Records with drawing code:
----------

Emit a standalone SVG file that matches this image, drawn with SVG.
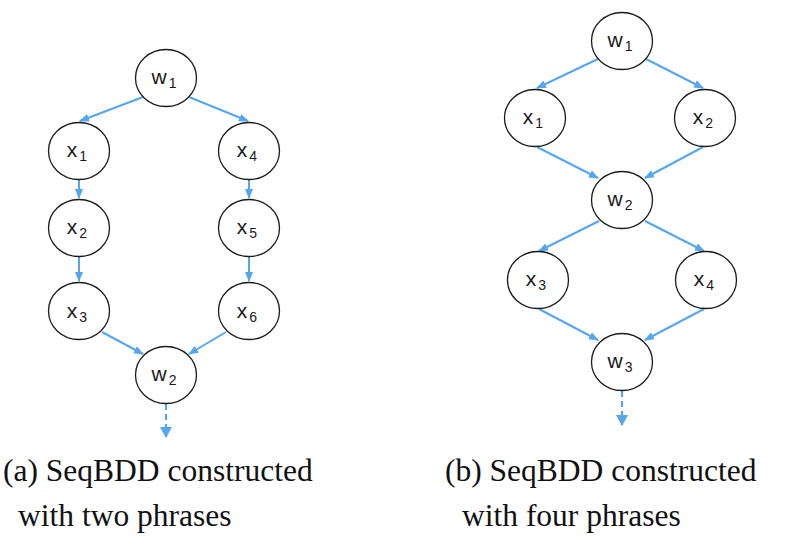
<svg xmlns="http://www.w3.org/2000/svg" width="794" height="536" viewBox="0 0 794 536">
<style>
.node ellipse{fill:#fff;stroke:#1a1a1a;stroke-width:1.3}
.node text{font-family:"Liberation Sans",Arial,sans-serif;font-size:21px;fill:#1a1a1a;text-anchor:middle}
.sub{font-size:14px}
.edge{stroke:#55a6ee;stroke-width:2;fill:none;marker-end:url(#ah)}
.dash{stroke:#55a6ee;stroke-width:2.2;fill:none;stroke-dasharray:6 4;marker-end:url(#ahb)}
.cap{font-family:"Liberation Serif","Times New Roman",serif;font-size:31.5px;fill:#111}
</style>
<defs>
<marker id="ah" markerUnits="userSpaceOnUse" markerWidth="10" markerHeight="10" viewBox="0 0 10 10" refX="9" refY="5" orient="auto">
<path d="M0,1 L10,5 L0,9 Z" fill="#55a6ee"/>
</marker>
<marker id="ahb" markerUnits="userSpaceOnUse" markerWidth="12" markerHeight="13" viewBox="0 0 12 13" refX="10" refY="6.5" orient="auto">
<path d="M0,0.5 L11,6.5 L0,12.5 Z" fill="#55a6ee"/>
</marker>
</defs>
<rect width="794" height="536" fill="#fff"/>
<g id="connectors">
<line class="edge" x1="143" y1="97" x2="80" y2="121"/>
<line class="edge" x1="189" y1="97" x2="248" y2="121"/>
<line class="edge" x1="79" y1="180" x2="79" y2="198"/>
<line class="edge" x1="79" y1="257" x2="79" y2="281"/>
<line class="edge" x1="249" y1="180" x2="249" y2="198"/>
<line class="edge" x1="249" y1="257" x2="249" y2="281"/>
<line class="edge" x1="102" y1="332" x2="143" y2="354"/>
<line class="edge" x1="226" y1="332" x2="189" y2="354"/>
<line class="dash" x1="166" y1="404" x2="166" y2="437"/>
<line class="edge" x1="600" y1="58" x2="537" y2="88"/>
<line class="edge" x1="644" y1="58" x2="703" y2="88"/>
<line class="edge" x1="537" y1="147" x2="598" y2="178"/>
<line class="edge" x1="703" y1="147" x2="645" y2="178"/>
<line class="edge" x1="599" y1="221" x2="539" y2="251"/>
<line class="edge" x1="645" y1="221" x2="704" y2="251"/>
<line class="edge" x1="539" y1="309" x2="598" y2="340"/>
<line class="edge" x1="704" y1="309" x2="645" y2="340"/>
<line class="dash" x1="622" y1="391" x2="622" y2="425"/>
</g>
<g id="a-w1" class="node"><ellipse cx="166" cy="78" rx="30.5" ry="28.5"/><text x="164" y="84">w<tspan class="sub" dx="2" dy="4">1</tspan></text></g>
<g id="a-x1" class="node"><ellipse cx="79" cy="151" rx="30.5" ry="28.5"/><text x="77" y="157">x<tspan class="sub" dx="2" dy="4">1</tspan></text></g>
<g id="a-x2" class="node"><ellipse cx="79" cy="228" rx="30.5" ry="28.5"/><text x="77" y="234">x<tspan class="sub" dx="2" dy="4">2</tspan></text></g>
<g id="a-x3" class="node"><ellipse cx="79" cy="311" rx="30.5" ry="28.5"/><text x="77" y="318">x<tspan class="sub" dx="2" dy="4">3</tspan></text></g>
<g id="a-x4" class="node"><ellipse cx="249" cy="151" rx="30.5" ry="28.5"/><text x="247" y="157">x<tspan class="sub" dx="2" dy="4">4</tspan></text></g>
<g id="a-x5" class="node"><ellipse cx="249" cy="228" rx="30.5" ry="28.5"/><text x="247" y="234">x<tspan class="sub" dx="2" dy="4">5</tspan></text></g>
<g id="a-x6" class="node"><ellipse cx="249" cy="311" rx="30.5" ry="28.5"/><text x="247" y="318">x<tspan class="sub" dx="2" dy="4">6</tspan></text></g>
<g id="a-w2" class="node"><ellipse cx="166" cy="375" rx="30.5" ry="28.5"/><text x="164" y="381">w<tspan class="sub" dx="2" dy="4">2</tspan></text></g>
<g id="b-w1" class="node"><ellipse cx="622" cy="41" rx="30.5" ry="28.5"/><text x="620" y="47">w<tspan class="sub" dx="2" dy="4">1</tspan></text></g>
<g id="b-x1" class="node"><ellipse cx="535" cy="118" rx="30.5" ry="28.5"/><text x="533" y="124">x<tspan class="sub" dx="2" dy="4">1</tspan></text></g>
<g id="b-x2" class="node"><ellipse cx="705" cy="118" rx="30.5" ry="28.5"/><text x="703" y="124">x<tspan class="sub" dx="2" dy="4">2</tspan></text></g>
<g id="b-w2" class="node"><ellipse cx="622" cy="200" rx="30.5" ry="28.5"/><text x="620" y="206">w<tspan class="sub" dx="2" dy="4">2</tspan></text></g>
<g id="b-x3" class="node"><ellipse cx="538" cy="280" rx="30.5" ry="28.5"/><text x="536" y="286">x<tspan class="sub" dx="2" dy="4">3</tspan></text></g>
<g id="b-x4" class="node"><ellipse cx="706" cy="280" rx="30.5" ry="28.5"/><text x="704" y="286">x<tspan class="sub" dx="2" dy="4">4</tspan></text></g>
<g id="b-w3" class="node"><ellipse cx="622" cy="362" rx="30.5" ry="28.5"/><text x="620" y="368">w<tspan class="sub" dx="2" dy="4">3</tspan></text></g>
<g id="captions">
<text class="cap" x="3" y="481">(a) SeqBDD constructed</text>
<text class="cap" x="18" y="526">with two phrases</text>
<text class="cap" x="445" y="481">(b) SeqBDD constructed</text>
<text class="cap" x="462" y="526">with four phrases</text>
</g>
</svg>
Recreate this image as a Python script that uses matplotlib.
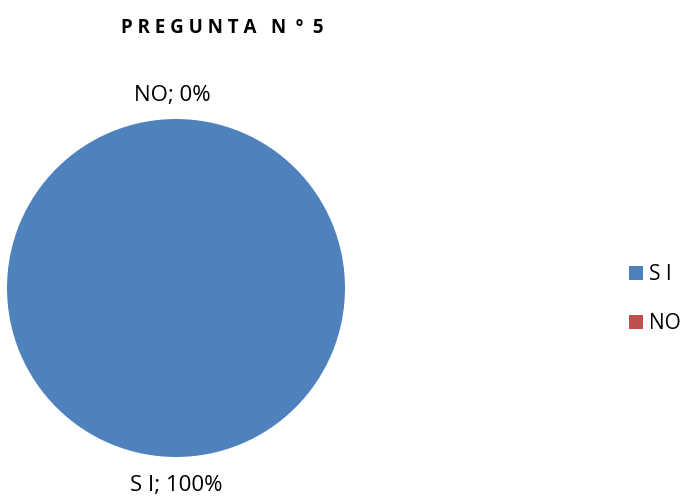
import matplotlib.pyplot as plt
from matplotlib.patches import Patch

categories = ["S I", "NO"]
values = [100, 0]
colors = ["#4F81BD", "#C0504D"]
title = "P R E G U N T A   N  º  5"

plt.rcParams['font.family'] = ['Open Sans', 'DejaVu Sans']

fig = plt.figure(figsize=(6.89, 4.97), dpi=100)
ax = fig.add_axes([7/689, 40/497, 338/689, 338/497])
wedges, _ = ax.pie(values, colors=colors, startangle=90, counterclock=False,
                   radius=1.0, wedgeprops=dict(linewidth=0))
ax.set_xlim(-1, 1); ax.set_ylim(-1, 1)
ax.set_aspect('equal')

# data labels: "cat; pct%"
total = sum(values)
pct = [v * 100 / total for v in values]
ax.text(0, -1.17, "%s; %d%%" % (categories[0], pct[0]), ha='center', va='center', fontsize=16)
ax.text(-0.02, 1.14, "%s; %d%%" % (categories[1], pct[1]), ha='center', va='center', fontsize=16)

fig.text(222/689, 1 - 28/497, title, ha='center', va='center', fontsize=13.5, fontweight='bold')

handles = [Patch(facecolor=c, edgecolor='none') for c in colors]
fig.legend(handles, categories, loc='center left', bbox_to_anchor=(629/689, 1 - 299/497),
           frameon=False, fontsize=15, handlelength=0.65, handleheight=0.65,
           handletextpad=0.3, labelspacing=1.35, borderpad=0, borderaxespad=0)

fig.savefig("out.png", dpi=100)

----------

### REQUIRED WORK
The pictures should not be reproduced; quote all of the other material exactly.

### RIGHT ANSWER
Emit a standalone SVG file that matches this image, drawn with SVG.
<svg xmlns="http://www.w3.org/2000/svg" width="794" height="536" viewBox="0 0 794 536">
<style>
.node ellipse{fill:#fff;stroke:#1a1a1a;stroke-width:1.3}
.node text{font-family:"Liberation Sans",Arial,sans-serif;font-size:21px;fill:#1a1a1a;text-anchor:middle}
.sub{font-size:14px}
.edge{stroke:#55a6ee;stroke-width:2;fill:none;marker-end:url(#ah)}
.dash{stroke:#55a6ee;stroke-width:2.2;fill:none;stroke-dasharray:6 4;marker-end:url(#ahb)}
.cap{font-family:"Liberation Serif","Times New Roman",serif;font-size:31.5px;fill:#111}
</style>
<defs>
<marker id="ah" markerUnits="userSpaceOnUse" markerWidth="10" markerHeight="10" viewBox="0 0 10 10" refX="9" refY="5" orient="auto">
<path d="M0,1 L10,5 L0,9 Z" fill="#55a6ee"/>
</marker>
<marker id="ahb" markerUnits="userSpaceOnUse" markerWidth="12" markerHeight="13" viewBox="0 0 12 13" refX="10" refY="6.5" orient="auto">
<path d="M0,0.5 L11,6.5 L0,12.5 Z" fill="#55a6ee"/>
</marker>
</defs>
<rect width="794" height="536" fill="#fff"/>
<g id="connectors">
<line class="edge" x1="143" y1="97" x2="80" y2="121"/>
<line class="edge" x1="189" y1="97" x2="248" y2="121"/>
<line class="edge" x1="79" y1="180" x2="79" y2="198"/>
<line class="edge" x1="79" y1="257" x2="79" y2="281"/>
<line class="edge" x1="249" y1="180" x2="249" y2="198"/>
<line class="edge" x1="249" y1="257" x2="249" y2="281"/>
<line class="edge" x1="102" y1="332" x2="143" y2="354"/>
<line class="edge" x1="226" y1="332" x2="189" y2="354"/>
<line class="dash" x1="166" y1="404" x2="166" y2="437"/>
<line class="edge" x1="600" y1="58" x2="537" y2="88"/>
<line class="edge" x1="644" y1="58" x2="703" y2="88"/>
<line class="edge" x1="537" y1="147" x2="598" y2="178"/>
<line class="edge" x1="703" y1="147" x2="645" y2="178"/>
<line class="edge" x1="599" y1="221" x2="539" y2="251"/>
<line class="edge" x1="645" y1="221" x2="704" y2="251"/>
<line class="edge" x1="539" y1="309" x2="598" y2="340"/>
<line class="edge" x1="704" y1="309" x2="645" y2="340"/>
<line class="dash" x1="622" y1="391" x2="622" y2="425"/>
</g>
<g id="a-w1" class="node"><ellipse cx="166" cy="78" rx="30.5" ry="28.5"/><text x="164" y="84">w<tspan class="sub" dx="2" dy="4">1</tspan></text></g>
<g id="a-x1" class="node"><ellipse cx="79" cy="151" rx="30.5" ry="28.5"/><text x="77" y="157">x<tspan class="sub" dx="2" dy="4">1</tspan></text></g>
<g id="a-x2" class="node"><ellipse cx="79" cy="228" rx="30.5" ry="28.5"/><text x="77" y="234">x<tspan class="sub" dx="2" dy="4">2</tspan></text></g>
<g id="a-x3" class="node"><ellipse cx="79" cy="311" rx="30.5" ry="28.5"/><text x="77" y="318">x<tspan class="sub" dx="2" dy="4">3</tspan></text></g>
<g id="a-x4" class="node"><ellipse cx="249" cy="151" rx="30.5" ry="28.5"/><text x="247" y="157">x<tspan class="sub" dx="2" dy="4">4</tspan></text></g>
<g id="a-x5" class="node"><ellipse cx="249" cy="228" rx="30.5" ry="28.5"/><text x="247" y="234">x<tspan class="sub" dx="2" dy="4">5</tspan></text></g>
<g id="a-x6" class="node"><ellipse cx="249" cy="311" rx="30.5" ry="28.5"/><text x="247" y="318">x<tspan class="sub" dx="2" dy="4">6</tspan></text></g>
<g id="a-w2" class="node"><ellipse cx="166" cy="375" rx="30.5" ry="28.5"/><text x="164" y="381">w<tspan class="sub" dx="2" dy="4">2</tspan></text></g>
<g id="b-w1" class="node"><ellipse cx="622" cy="41" rx="30.5" ry="28.5"/><text x="620" y="47">w<tspan class="sub" dx="2" dy="4">1</tspan></text></g>
<g id="b-x1" class="node"><ellipse cx="535" cy="118" rx="30.5" ry="28.5"/><text x="533" y="124">x<tspan class="sub" dx="2" dy="4">1</tspan></text></g>
<g id="b-x2" class="node"><ellipse cx="705" cy="118" rx="30.5" ry="28.5"/><text x="703" y="124">x<tspan class="sub" dx="2" dy="4">2</tspan></text></g>
<g id="b-w2" class="node"><ellipse cx="622" cy="200" rx="30.5" ry="28.5"/><text x="620" y="206">w<tspan class="sub" dx="2" dy="4">2</tspan></text></g>
<g id="b-x3" class="node"><ellipse cx="538" cy="280" rx="30.5" ry="28.5"/><text x="536" y="286">x<tspan class="sub" dx="2" dy="4">3</tspan></text></g>
<g id="b-x4" class="node"><ellipse cx="706" cy="280" rx="30.5" ry="28.5"/><text x="704" y="286">x<tspan class="sub" dx="2" dy="4">4</tspan></text></g>
<g id="b-w3" class="node"><ellipse cx="622" cy="362" rx="30.5" ry="28.5"/><text x="620" y="368">w<tspan class="sub" dx="2" dy="4">3</tspan></text></g>
<g id="captions">
<text class="cap" x="3" y="481">(a) SeqBDD constructed</text>
<text class="cap" x="18" y="526">with two phrases</text>
<text class="cap" x="445" y="481">(b) SeqBDD constructed</text>
<text class="cap" x="462" y="526">with four phrases</text>
</g>
</svg>
Recreate this image as a Python script that uses matplotlib.
import matplotlib.pyplot as plt
from matplotlib.patches import Patch

categories = ["S I", "NO"]
values = [100, 0]
colors = ["#4F81BD", "#C0504D"]
title = "P R E G U N T A   N  º  5"

plt.rcParams['font.family'] = ['Open Sans', 'DejaVu Sans']

fig = plt.figure(figsize=(6.89, 4.97), dpi=100)
ax = fig.add_axes([7/689, 40/497, 338/689, 338/497])
wedges, _ = ax.pie(values, colors=colors, startangle=90, counterclock=False,
                   radius=1.0, wedgeprops=dict(linewidth=0))
ax.set_xlim(-1, 1); ax.set_ylim(-1, 1)
ax.set_aspect('equal')

# data labels: "cat; pct%"
total = sum(values)
pct = [v * 100 / total for v in values]
ax.text(0, -1.17, "%s; %d%%" % (categories[0], pct[0]), ha='center', va='center', fontsize=16)
ax.text(-0.02, 1.14, "%s; %d%%" % (categories[1], pct[1]), ha='center', va='center', fontsize=16)

fig.text(222/689, 1 - 28/497, title, ha='center', va='center', fontsize=13.5, fontweight='bold')

handles = [Patch(facecolor=c, edgecolor='none') for c in colors]
fig.legend(handles, categories, loc='center left', bbox_to_anchor=(629/689, 1 - 299/497),
           frameon=False, fontsize=15, handlelength=0.65, handleheight=0.65,
           handletextpad=0.3, labelspacing=1.35, borderpad=0, borderaxespad=0)

fig.savefig("out.png", dpi=100)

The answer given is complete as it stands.